The El Paso Salt War of 1877 has gone down in history as the spontaneous “action of a mindless rabble,” but as author Paul Cool deftly demonstrates, the episode was actually an insurgency, “the product of a deliberate, community-based decision squarely in the tradition of the American nation’s original fight for self-government.”
The Paseños (local Mexican Americans) had held common ownership of the immense salt lakes at the base of the Guadalupe Mountains since the time of Spanish rule. They believed their title was confirmed in the treaty of Guadalupe-Hidalgo. However, to the American businessmen who saw in the white expanse a cash crop that could make them rich in the years following the American Civil War, ownership appeared up for grabs. After years of struggle among Anglo politicians and speculators eager to seize the lakes, an Austin banker staked a legal claim in 1877, and his son-in-law, Charles Howard, started to enforce it. Cool chronicles the ensuing popular uprising that disrupted established governmental authority in El Paso for twelve weeks.

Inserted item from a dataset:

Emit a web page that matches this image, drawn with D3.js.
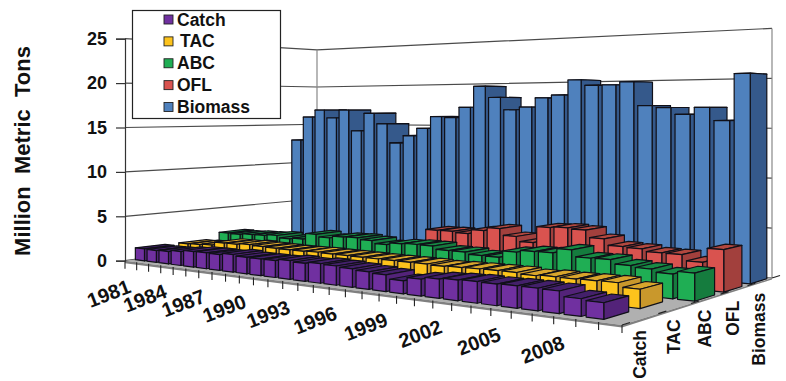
<!DOCTYPE html>
<html>
<head>
<meta charset="utf-8">
<style>
  html, body { margin: 0; padding: 0; background: #fff; }
  svg { display: block; }
  text { font-family: "Liberation Sans", Arial, sans-serif; font-weight: bold; fill: #111; }
</style>
<script src="https://cdnjs.cloudflare.com/ajax/libs/d3/7.8.5/d3.min.js"></script>
</head>
<body>
<svg id="chart" width="786" height="381"></svg>
<script>
// Stock summary in million metric tons per year, five series in depth.
const years = [1981,1982,1983,1984,1985,1986,1987,1988,1989,1990,1991,1992,1993,1994,1995,
               1996,1997,1998,1999,2000,2001,2002,2003,2004,2005,2006,2007,2008,2009,2010];
const yearLabels = [1981,1984,1987,1990,1993,1996,1999,2002,2005,2008];
const seriesNames = ["Catch","TAC","ABC","OFL","Biomass"];
const valueTicks = [0,5,10,15,20,25];

const catchValues = [1.34,1.31,1.36,1.51,1.67,1.69,1.66,1.84,1.70,1.70,1.71,1.87,1.77,1.91,1.86,
                     1.77,1.66,1.56,1.19,1.53,1.73,1.83,1.89,1.86,1.91,1.91,1.88,1.45,1.34,null];
const tacValues   = [1.32,1.39,1.48,1.85,1.87,1.98,1.91,1.88,1.86,1.87,1.93,1.90,1.90,1.89,1.88,
                     1.88,1.88,1.89,1.83,1.90,1.94,1.96,1.97,1.86,1.95,1.93,1.97,2.00,1.64,null];
const abcValues   = [2.03,2.01,2.12,2.16,2.30,2.06,2.16,2.84,2.58,2.82,2.87,2.72,2.43,2.66,2.75,
                     2.74,2.42,2.42,2.23,2.22,2.89,3.11,3.14,3.59,2.96,2.99,2.61,2.48,2.21,2.48];
const oflValues   = [null,null,null,null,null,null,null,null,null,null,null,null,null,3.57,3.60,
                     3.48,3.95,4.30,3.60,3.10,4.80,4.90,4.80,4.07,3.45,3.38,3.15,3.14,2.59,3.93];
const biomassValues = [13.0,16.0,16.9,15.9,16.9,14.3,16.5,15.2,12.9,13.8,14.7,16.1,16.0,17.2,19.6,
                       18.3,16.9,17.2,18.2,18.5,20.1,19.5,19.5,19.8,17.3,17.1,16.4,17.1,15.8,20.4];
const seriesValues = [catchValues, tacValues, abcValues, oflValues, biomassValues];

// front, side and top shades per series
const frontColors = ["#7030a0","#fdc31c","#1fae54","#d9534f","#4f81bd"];
const sideColors  = ["#532379","#c9982c","#157c3e","#a2403d","#35598b"];
const topColors   = ["#43206a","#d8a52c","#178a44","#b2483f","#3b628f"];

const svg = d3.select("#chart");

// Floor corners on screen: front-left, front-right, back-right, back-left.
const floor = [[125,260.7],[622,325],[772,278],[317,236]];
const pixelsPerUnitAtOrigin = 8.88;

// Perspective mapping from the unit floor square to the screen.
const perspective = (() => {
  const [p0,p1,p2,p3] = floor;
  const dx1 = p1[0]-p2[0], dx2 = p3[0]-p2[0], sx = p0[0]-p1[0]+p2[0]-p3[0];
  const dy1 = p1[1]-p2[1], dy2 = p3[1]-p2[1], sy = p0[1]-p1[1]+p2[1]-p3[1];
  const den = dx1*dy2 - dx2*dy1;
  const g = (sx*dy2 - dx2*sy)/den, h = (dx1*sy - sx*dy1)/den;
  const a = p1[0]-p0[0]+g*p1[0], b = p3[0]-p0[0]+h*p3[0];
  const d = p1[1]-p0[1]+g*p1[1], e = p3[1]-p0[1]+h*p3[1];
  return (u, v, height = 0) => {
    const w = 1 + g*u + h*v;
    return [(a*u + b*v + p0[0])/w, (d*u + e*v + p0[1] - height)/w];
  };
})();

const xBand = d3.scaleBand().domain(years).range([0,1]).paddingInner(0.22).paddingOuter(0.11);
const zBand = d3.scaleBand().domain(seriesNames).range([0,1.015]).paddingInner(0.325).paddingOuter(0.2);
const zStep = d3.scaleBand().domain(seriesNames).range([0,1]);
const xStep = d3.scaleBand().domain(years).range([0,1]);
const heightScale = d3.scaleLinear().domain([0,25]).range([0,25*pixelsPerUnitAtOrigin]);

const polygon = pts => d3.line()(pts) + "Z";

// Walls
const walls = svg.append("g").attr("fill","none").attr("stroke","#4a4a4a").attr("stroke-width",1.2);
valueTicks.forEach(t => {
  const h = heightScale(t);
  walls.append("path").attr("d", d3.line()([perspective(0,0,h), perspective(0,1,h), perspective(1,1,h)]));
});
[[0,1],[1,1]].forEach(([u,v]) => {
  walls.append("path").attr("stroke","#888")
    .attr("d", d3.line()([perspective(u,v,0), perspective(u,v,heightScale(25))]));
});

// Floor slab with its lit front edge
const f00 = perspective(0,0), f10 = perspective(1,0), f11 = perspective(1,1), f01 = perspective(0,1);
svg.append("path").attr("d", polygon([f00,f10,f11,f01])).attr("fill","#b0b0b0").attr("stroke","none");
svg.append("path").attr("d", polygon([f00,f10,[f10[0],f10[1]+2.5],[f00[0],f00[1]+2.5]])).attr("fill","#808080");
svg.append("path").attr("d", polygon([f10,f11,[f11[0],f11[1]+1.5],[f10[0],f10[1]+2.5]])).attr("fill","#808080");

// Year and series ticks along the floor edges
const ticks = svg.append("g").attr("stroke","#222").attr("stroke-width",1.1).attr("fill","none");
years.concat([null]).forEach(yr => {
  const u = yr === null ? 1 : xStep(yr);
  const p = perspective(u,0);
  ticks.append("path").attr("d", d3.line()([p,[p[0],p[1]+8]]));
});
seriesNames.concat([null]).forEach(name => {
  const v = name === null ? 1 : zStep(name);
  const p = perspective(1,v);
  ticks.append("path").attr("d", d3.line()([p,[p[0]+8,p[1]-2.5]]));
});

// Bars, far series first and left to right inside each series
const bars = svg.append("g").attr("stroke","#101018").attr("stroke-width",1.2).attr("stroke-linejoin","round");
for (let s = seriesNames.length-1; s >= 0; s--) {
  const name = seriesNames[s];
  const z0 = zBand(name), z1 = z0 + zBand.bandwidth();
  seriesValues[s].forEach((val,i) => {
    if (val === null) return;
    const x0 = xBand(years[i]), x1 = x0 + xBand.bandwidth();
    const h = heightScale(val);
    bars.append("path").attr("fill",topColors[s])
      .attr("d", polygon([perspective(x0,z0,h),perspective(x1,z0,h),perspective(x1,z1,h),perspective(x0,z1,h)]));
    bars.append("path").attr("fill",sideColors[s])
      .attr("d", polygon([perspective(x1,z0,0),perspective(x1,z1,0),perspective(x1,z1,h),perspective(x1,z0,h)]));
    bars.append("path").attr("fill",frontColors[s])
      .attr("d", polygon([perspective(x0,z0,0),perspective(x1,z0,0),perspective(x1,z0,h),perspective(x0,z0,h)]));
  });
}

// Value axis on the left edge
const yAxisScale = d3.scaleLinear().domain([0,25]).range([floor[0][1], floor[0][1]-heightScale(25)]);
const yAxis = svg.append("g").attr("transform",`translate(${floor[0][0]},0)`)
  .call(d3.axisLeft(yAxisScale).tickValues(valueTicks).tickSize(9).tickPadding(9).tickFormat(d3.format("d")));
yAxis.selectAll("path,line").attr("stroke","#333").attr("stroke-width",1.2);
yAxis.selectAll("text").style("font-size","18px").style("font-family",'"Liberation Sans", Arial, sans-serif').attr("fill","#111");

svg.append("text").attr("transform","translate(22,151) rotate(-90)").attr("text-anchor","middle")
  .attr("dominant-baseline","central")
  .style("font-size","22px").style("white-space","pre")
  .text("Million  Metric  Tons");

// Year labels, slanted under the front floor edge
yearLabels.forEach(yr => {
  const p = perspective(xBand(yr)+xBand.bandwidth()/2, 0);
  svg.append("text")
    .attr("transform",`translate(${p[0]-22},${p[1]+32}) rotate(-21)`)
    .attr("text-anchor","middle").attr("dominant-baseline","central")
    .style("font-size","20px").text(yr);
});

// Series labels, upright along the right floor edge
seriesNames.forEach(name => {
  const p = perspective(1, zStep(name)+zStep.bandwidth()/2);
  svg.append("text")
    .attr("transform",`translate(${p[0]-1},${p[1]+11}) rotate(-90)`)
    .attr("text-anchor","end").attr("dominant-baseline","central")
    .style("font-size","17.5px").text(name);
});

// Legend box
const legend = svg.append("g");
legend.append("rect").attr("x",132.5).attr("y",10.5).attr("width",148).attr("height",108)
  .attr("fill","#fff").attr("stroke","#222").attr("stroke-width",1.2);
const legendY = d3.scalePoint().domain(seriesNames).range([19.5,107]);
seriesNames.forEach((name,s) => {
  const y = legendY(name);
  legend.append("rect").attr("x",164).attr("y",y-4.5).attr("width",9).attr("height",9)
    .attr("fill",frontColors[s]).attr("stroke","#222").attr("stroke-width",0.9);
  legend.append("text").attr("x", name === "TAC" ? 180 : 177).attr("y",y)
    .attr("dominant-baseline","central").style("font-size","17.5px").text(name);
});
</script>
</body>
</html>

Unique features of this pioneering book include the author’s employment of previously untapped sources and the first thorough and systematic use of familiar ones, notably the government report El Paso Troubles in Texas, to create this detailed study of the war. First-person accounts from reports and newspaper items create a landmark day-by-day account of the San Elizario battle, including the location of the Texas Ranger positions.
This fast-paced account not only corrects the record of this historical episode but will also resonate in the context of today’s racial and ethnic tensions along the U.S.-Mexico border.